■ **Listed records**:
|---|

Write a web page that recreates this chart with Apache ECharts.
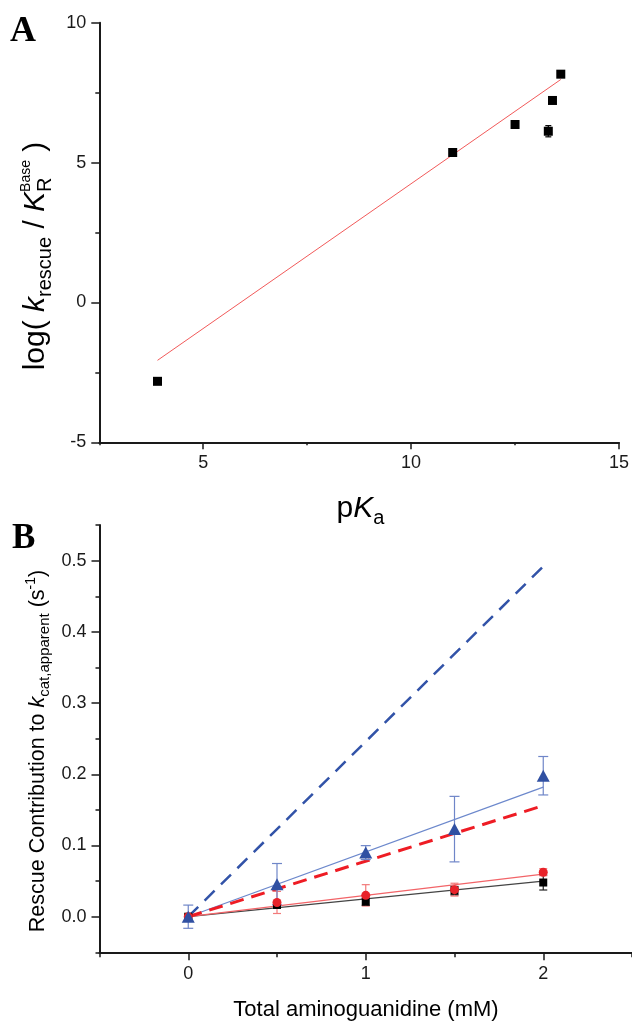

|---|

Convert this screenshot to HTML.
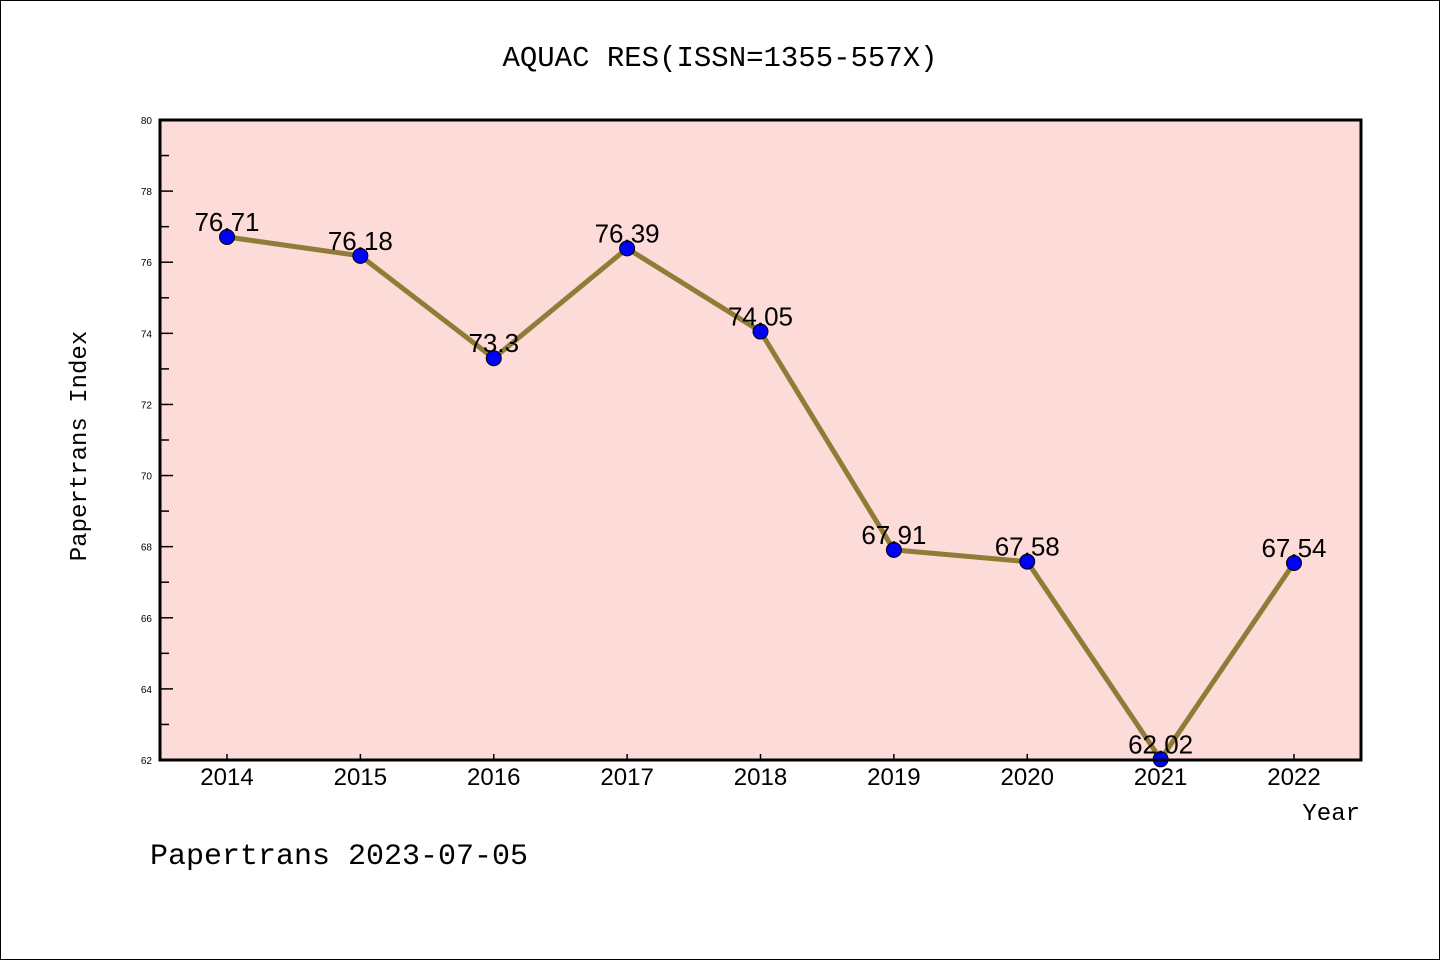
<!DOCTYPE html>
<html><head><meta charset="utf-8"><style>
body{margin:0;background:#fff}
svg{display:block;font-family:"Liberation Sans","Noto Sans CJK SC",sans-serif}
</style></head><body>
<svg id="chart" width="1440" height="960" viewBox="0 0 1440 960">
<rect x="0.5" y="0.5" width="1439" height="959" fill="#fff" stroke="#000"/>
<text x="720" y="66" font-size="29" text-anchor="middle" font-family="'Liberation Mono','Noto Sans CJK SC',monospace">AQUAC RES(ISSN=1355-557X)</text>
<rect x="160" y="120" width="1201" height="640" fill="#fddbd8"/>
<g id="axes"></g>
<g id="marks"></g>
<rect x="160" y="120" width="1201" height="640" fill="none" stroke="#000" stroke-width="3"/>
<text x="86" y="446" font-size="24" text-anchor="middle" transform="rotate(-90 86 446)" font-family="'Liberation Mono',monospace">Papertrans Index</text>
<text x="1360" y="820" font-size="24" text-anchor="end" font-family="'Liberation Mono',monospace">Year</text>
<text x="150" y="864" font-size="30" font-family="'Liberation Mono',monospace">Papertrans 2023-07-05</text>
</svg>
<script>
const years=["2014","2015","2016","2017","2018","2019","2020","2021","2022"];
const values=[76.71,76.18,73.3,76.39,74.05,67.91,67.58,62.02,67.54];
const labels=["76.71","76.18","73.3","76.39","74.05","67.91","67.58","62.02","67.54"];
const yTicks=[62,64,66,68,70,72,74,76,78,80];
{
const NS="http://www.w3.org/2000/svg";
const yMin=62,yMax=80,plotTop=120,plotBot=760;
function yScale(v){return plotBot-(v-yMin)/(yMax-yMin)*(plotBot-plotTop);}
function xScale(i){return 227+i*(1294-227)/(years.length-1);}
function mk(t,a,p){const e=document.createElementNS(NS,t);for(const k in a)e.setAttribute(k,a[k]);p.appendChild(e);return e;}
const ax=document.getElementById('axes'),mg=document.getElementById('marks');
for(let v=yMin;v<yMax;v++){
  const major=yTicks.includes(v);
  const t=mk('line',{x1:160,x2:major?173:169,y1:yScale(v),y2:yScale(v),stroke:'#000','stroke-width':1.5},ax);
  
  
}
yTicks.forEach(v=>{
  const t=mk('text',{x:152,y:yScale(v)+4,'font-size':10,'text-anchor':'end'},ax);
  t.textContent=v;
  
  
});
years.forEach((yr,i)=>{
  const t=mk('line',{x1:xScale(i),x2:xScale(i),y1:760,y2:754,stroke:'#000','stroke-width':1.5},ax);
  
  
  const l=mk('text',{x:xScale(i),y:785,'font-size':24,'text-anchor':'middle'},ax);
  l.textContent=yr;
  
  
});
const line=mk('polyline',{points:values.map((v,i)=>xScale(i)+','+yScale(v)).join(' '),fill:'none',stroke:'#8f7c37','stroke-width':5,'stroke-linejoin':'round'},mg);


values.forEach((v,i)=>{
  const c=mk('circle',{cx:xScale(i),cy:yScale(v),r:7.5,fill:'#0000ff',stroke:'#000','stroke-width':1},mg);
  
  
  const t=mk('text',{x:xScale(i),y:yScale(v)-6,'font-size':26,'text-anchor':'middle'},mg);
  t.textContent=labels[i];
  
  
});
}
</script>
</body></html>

|---|

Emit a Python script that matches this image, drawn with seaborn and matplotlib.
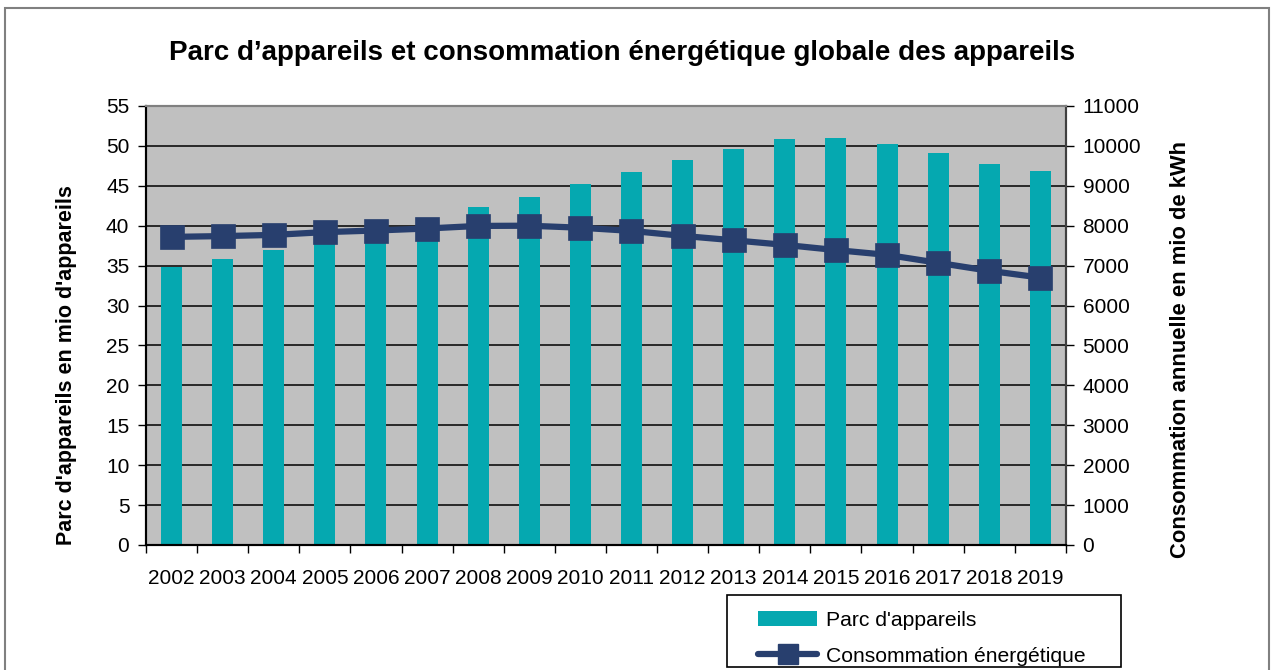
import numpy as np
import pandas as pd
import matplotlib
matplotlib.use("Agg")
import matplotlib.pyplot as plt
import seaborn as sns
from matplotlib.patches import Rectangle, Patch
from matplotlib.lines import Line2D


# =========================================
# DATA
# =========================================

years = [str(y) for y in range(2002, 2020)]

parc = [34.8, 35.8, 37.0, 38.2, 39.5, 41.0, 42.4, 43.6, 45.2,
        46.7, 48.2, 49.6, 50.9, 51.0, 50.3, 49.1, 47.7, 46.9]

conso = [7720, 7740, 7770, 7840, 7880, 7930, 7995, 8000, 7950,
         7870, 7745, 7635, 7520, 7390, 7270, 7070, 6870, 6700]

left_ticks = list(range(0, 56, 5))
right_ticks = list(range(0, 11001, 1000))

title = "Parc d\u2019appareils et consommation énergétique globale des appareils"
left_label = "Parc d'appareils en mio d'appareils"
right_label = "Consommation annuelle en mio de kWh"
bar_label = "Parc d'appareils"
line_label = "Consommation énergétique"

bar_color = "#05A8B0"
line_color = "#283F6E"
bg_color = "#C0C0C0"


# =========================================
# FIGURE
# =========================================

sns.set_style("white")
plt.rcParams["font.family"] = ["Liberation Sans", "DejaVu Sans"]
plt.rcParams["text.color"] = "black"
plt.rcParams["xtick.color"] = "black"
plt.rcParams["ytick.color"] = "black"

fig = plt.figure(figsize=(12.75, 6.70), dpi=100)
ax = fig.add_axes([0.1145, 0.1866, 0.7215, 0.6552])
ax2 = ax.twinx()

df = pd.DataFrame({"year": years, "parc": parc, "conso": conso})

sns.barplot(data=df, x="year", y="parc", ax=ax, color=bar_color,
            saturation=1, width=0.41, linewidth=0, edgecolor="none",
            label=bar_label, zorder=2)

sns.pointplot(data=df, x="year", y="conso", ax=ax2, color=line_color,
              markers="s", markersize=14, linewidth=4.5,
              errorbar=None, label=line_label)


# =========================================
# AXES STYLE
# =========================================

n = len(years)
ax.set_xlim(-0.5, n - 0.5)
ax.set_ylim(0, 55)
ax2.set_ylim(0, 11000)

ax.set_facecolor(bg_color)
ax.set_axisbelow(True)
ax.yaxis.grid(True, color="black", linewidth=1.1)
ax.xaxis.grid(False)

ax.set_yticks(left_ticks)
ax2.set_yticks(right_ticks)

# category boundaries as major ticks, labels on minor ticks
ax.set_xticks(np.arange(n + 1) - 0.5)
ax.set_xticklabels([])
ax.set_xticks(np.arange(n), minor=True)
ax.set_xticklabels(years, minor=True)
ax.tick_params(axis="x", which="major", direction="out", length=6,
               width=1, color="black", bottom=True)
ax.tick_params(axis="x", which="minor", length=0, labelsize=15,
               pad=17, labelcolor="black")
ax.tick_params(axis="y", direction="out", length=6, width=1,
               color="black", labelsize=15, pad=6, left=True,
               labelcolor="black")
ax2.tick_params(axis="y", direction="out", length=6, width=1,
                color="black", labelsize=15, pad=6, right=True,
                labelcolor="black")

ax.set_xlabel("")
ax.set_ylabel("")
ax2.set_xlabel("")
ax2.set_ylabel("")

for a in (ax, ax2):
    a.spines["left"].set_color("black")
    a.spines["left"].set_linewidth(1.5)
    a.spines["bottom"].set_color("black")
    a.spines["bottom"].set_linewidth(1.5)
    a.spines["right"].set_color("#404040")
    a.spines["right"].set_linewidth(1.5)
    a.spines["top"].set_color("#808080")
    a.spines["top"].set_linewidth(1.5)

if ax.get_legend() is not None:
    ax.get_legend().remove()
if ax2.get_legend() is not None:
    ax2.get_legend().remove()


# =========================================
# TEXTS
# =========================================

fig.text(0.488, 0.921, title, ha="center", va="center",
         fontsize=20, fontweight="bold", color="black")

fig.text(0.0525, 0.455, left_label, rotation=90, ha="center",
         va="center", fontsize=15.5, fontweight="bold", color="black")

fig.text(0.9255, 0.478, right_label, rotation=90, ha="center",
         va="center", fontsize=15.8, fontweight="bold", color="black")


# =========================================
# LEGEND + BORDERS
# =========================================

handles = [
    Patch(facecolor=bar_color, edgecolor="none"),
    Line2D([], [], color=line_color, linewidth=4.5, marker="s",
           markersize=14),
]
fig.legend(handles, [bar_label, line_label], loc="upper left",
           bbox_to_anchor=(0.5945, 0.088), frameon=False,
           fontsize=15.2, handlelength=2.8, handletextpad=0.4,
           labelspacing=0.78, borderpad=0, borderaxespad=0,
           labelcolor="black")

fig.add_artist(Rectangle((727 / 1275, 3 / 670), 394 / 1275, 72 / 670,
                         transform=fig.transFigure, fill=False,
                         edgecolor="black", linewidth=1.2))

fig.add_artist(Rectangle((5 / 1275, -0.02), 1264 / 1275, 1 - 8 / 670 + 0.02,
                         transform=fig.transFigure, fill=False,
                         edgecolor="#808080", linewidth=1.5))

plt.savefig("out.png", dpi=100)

|---|

■ **Stated exercise**:
Look above for the line with "Emit a Python" and the line with "7870, 7745, 7635, 7520, 7390, 7270, 7070, 6870, 6700]", then copy exactly the lines from the first through the second, both kept, with no pictures.

■ **Finished exercise**:
Emit a Python script that matches this image, drawn with seaborn and matplotlib.
import numpy as np
import pandas as pd
import matplotlib
matplotlib.use("Agg")
import matplotlib.pyplot as plt
import seaborn as sns
from matplotlib.patches import Rectangle, Patch
from matplotlib.lines import Line2D


# =========================================
# DATA
# =========================================

years = [str(y) for y in range(2002, 2020)]

parc = [34.8, 35.8, 37.0, 38.2, 39.5, 41.0, 42.4, 43.6, 45.2,
        46.7, 48.2, 49.6, 50.9, 51.0, 50.3, 49.1, 47.7, 46.9]

conso = [7720, 7740, 7770, 7840, 7880, 7930, 7995, 8000, 7950,
         7870, 7745, 7635, 7520, 7390, 7270, 7070, 6870, 6700]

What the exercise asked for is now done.